┌──

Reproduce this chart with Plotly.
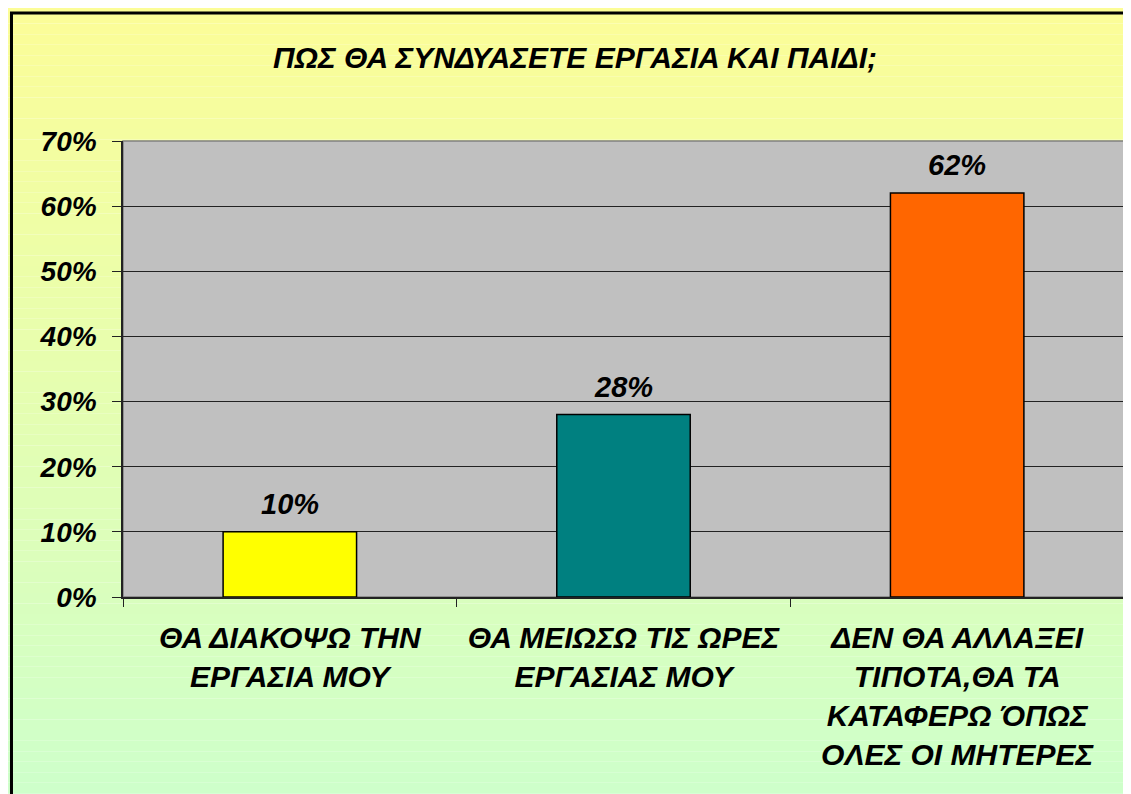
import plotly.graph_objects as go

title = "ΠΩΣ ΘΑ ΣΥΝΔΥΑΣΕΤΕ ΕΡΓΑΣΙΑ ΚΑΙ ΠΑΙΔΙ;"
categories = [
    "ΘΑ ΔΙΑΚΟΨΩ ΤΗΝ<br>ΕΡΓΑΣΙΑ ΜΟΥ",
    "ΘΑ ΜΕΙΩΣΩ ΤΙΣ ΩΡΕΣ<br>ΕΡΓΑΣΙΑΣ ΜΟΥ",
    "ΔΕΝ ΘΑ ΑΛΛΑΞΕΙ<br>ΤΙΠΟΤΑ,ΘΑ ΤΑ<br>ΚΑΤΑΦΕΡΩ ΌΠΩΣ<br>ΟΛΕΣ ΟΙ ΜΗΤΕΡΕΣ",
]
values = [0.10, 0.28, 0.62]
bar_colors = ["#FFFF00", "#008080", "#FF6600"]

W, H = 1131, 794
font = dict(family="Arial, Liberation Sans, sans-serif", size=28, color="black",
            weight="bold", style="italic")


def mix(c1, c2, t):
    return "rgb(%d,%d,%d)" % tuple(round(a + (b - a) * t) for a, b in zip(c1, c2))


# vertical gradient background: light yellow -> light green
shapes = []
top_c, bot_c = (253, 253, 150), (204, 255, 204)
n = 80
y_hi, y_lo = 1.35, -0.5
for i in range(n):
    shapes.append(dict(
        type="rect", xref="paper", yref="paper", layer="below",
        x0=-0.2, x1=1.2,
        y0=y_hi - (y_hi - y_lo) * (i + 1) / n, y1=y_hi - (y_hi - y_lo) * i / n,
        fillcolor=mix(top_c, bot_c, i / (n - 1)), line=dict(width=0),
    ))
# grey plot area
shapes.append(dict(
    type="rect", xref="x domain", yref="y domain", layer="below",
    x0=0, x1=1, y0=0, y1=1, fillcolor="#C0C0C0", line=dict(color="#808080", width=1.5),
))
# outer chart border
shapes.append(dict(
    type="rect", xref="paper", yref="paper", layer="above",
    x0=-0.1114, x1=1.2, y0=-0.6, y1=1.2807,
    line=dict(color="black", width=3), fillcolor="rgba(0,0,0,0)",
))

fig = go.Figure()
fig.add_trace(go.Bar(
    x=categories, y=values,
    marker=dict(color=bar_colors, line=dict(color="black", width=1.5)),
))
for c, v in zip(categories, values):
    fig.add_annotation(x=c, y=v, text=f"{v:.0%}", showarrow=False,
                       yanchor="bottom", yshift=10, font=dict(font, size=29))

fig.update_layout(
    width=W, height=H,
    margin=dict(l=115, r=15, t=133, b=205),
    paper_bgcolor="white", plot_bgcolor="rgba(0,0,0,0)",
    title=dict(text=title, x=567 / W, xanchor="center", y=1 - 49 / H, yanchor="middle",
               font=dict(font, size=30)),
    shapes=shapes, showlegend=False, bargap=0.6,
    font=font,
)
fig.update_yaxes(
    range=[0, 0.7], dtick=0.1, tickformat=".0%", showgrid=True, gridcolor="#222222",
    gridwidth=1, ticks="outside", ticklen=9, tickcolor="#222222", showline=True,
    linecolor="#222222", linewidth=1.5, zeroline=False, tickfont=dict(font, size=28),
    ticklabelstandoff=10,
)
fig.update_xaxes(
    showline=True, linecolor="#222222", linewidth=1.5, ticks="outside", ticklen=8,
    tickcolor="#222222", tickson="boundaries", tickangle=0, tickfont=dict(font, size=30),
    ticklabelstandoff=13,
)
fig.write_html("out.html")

└──
┌──

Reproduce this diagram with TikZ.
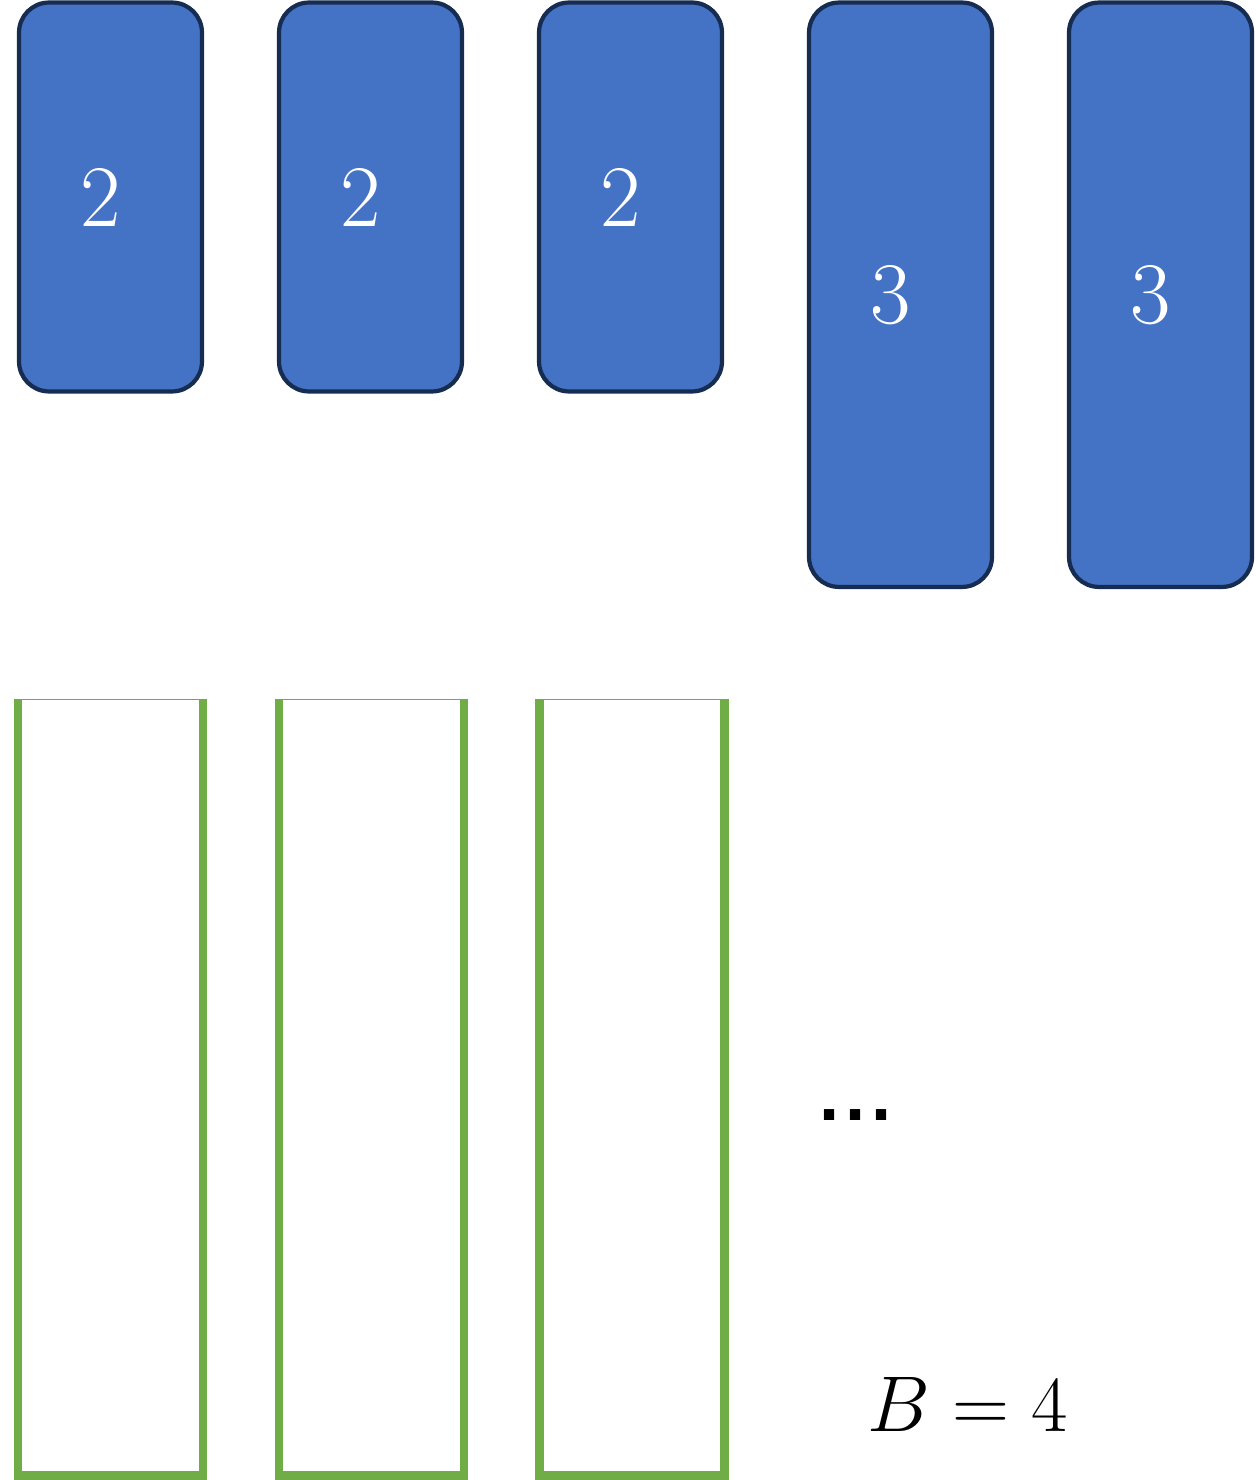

└──

### WHAT IS REQUIRED
Could you quote, word for word, only the lines from the one containing "Reproduce this chart with Plotly." through the one containing "in zip(c1, c2))", both included, and leave out any pictures?

### SOLUTION
Reproduce this chart with Plotly.
import plotly.graph_objects as go

title = "ΠΩΣ ΘΑ ΣΥΝΔΥΑΣΕΤΕ ΕΡΓΑΣΙΑ ΚΑΙ ΠΑΙΔΙ;"
categories = [
    "ΘΑ ΔΙΑΚΟΨΩ ΤΗΝ<br>ΕΡΓΑΣΙΑ ΜΟΥ",
    "ΘΑ ΜΕΙΩΣΩ ΤΙΣ ΩΡΕΣ<br>ΕΡΓΑΣΙΑΣ ΜΟΥ",
    "ΔΕΝ ΘΑ ΑΛΛΑΞΕΙ<br>ΤΙΠΟΤΑ,ΘΑ ΤΑ<br>ΚΑΤΑΦΕΡΩ ΌΠΩΣ<br>ΟΛΕΣ ΟΙ ΜΗΤΕΡΕΣ",
]
values = [0.10, 0.28, 0.62]
bar_colors = ["#FFFF00", "#008080", "#FF6600"]

W, H = 1131, 794
font = dict(family="Arial, Liberation Sans, sans-serif", size=28, color="black",
            weight="bold", style="italic")


def mix(c1, c2, t):
    return "rgb(%d,%d,%d)" % tuple(round(a + (b - a) * t) for a, b in zip(c1, c2))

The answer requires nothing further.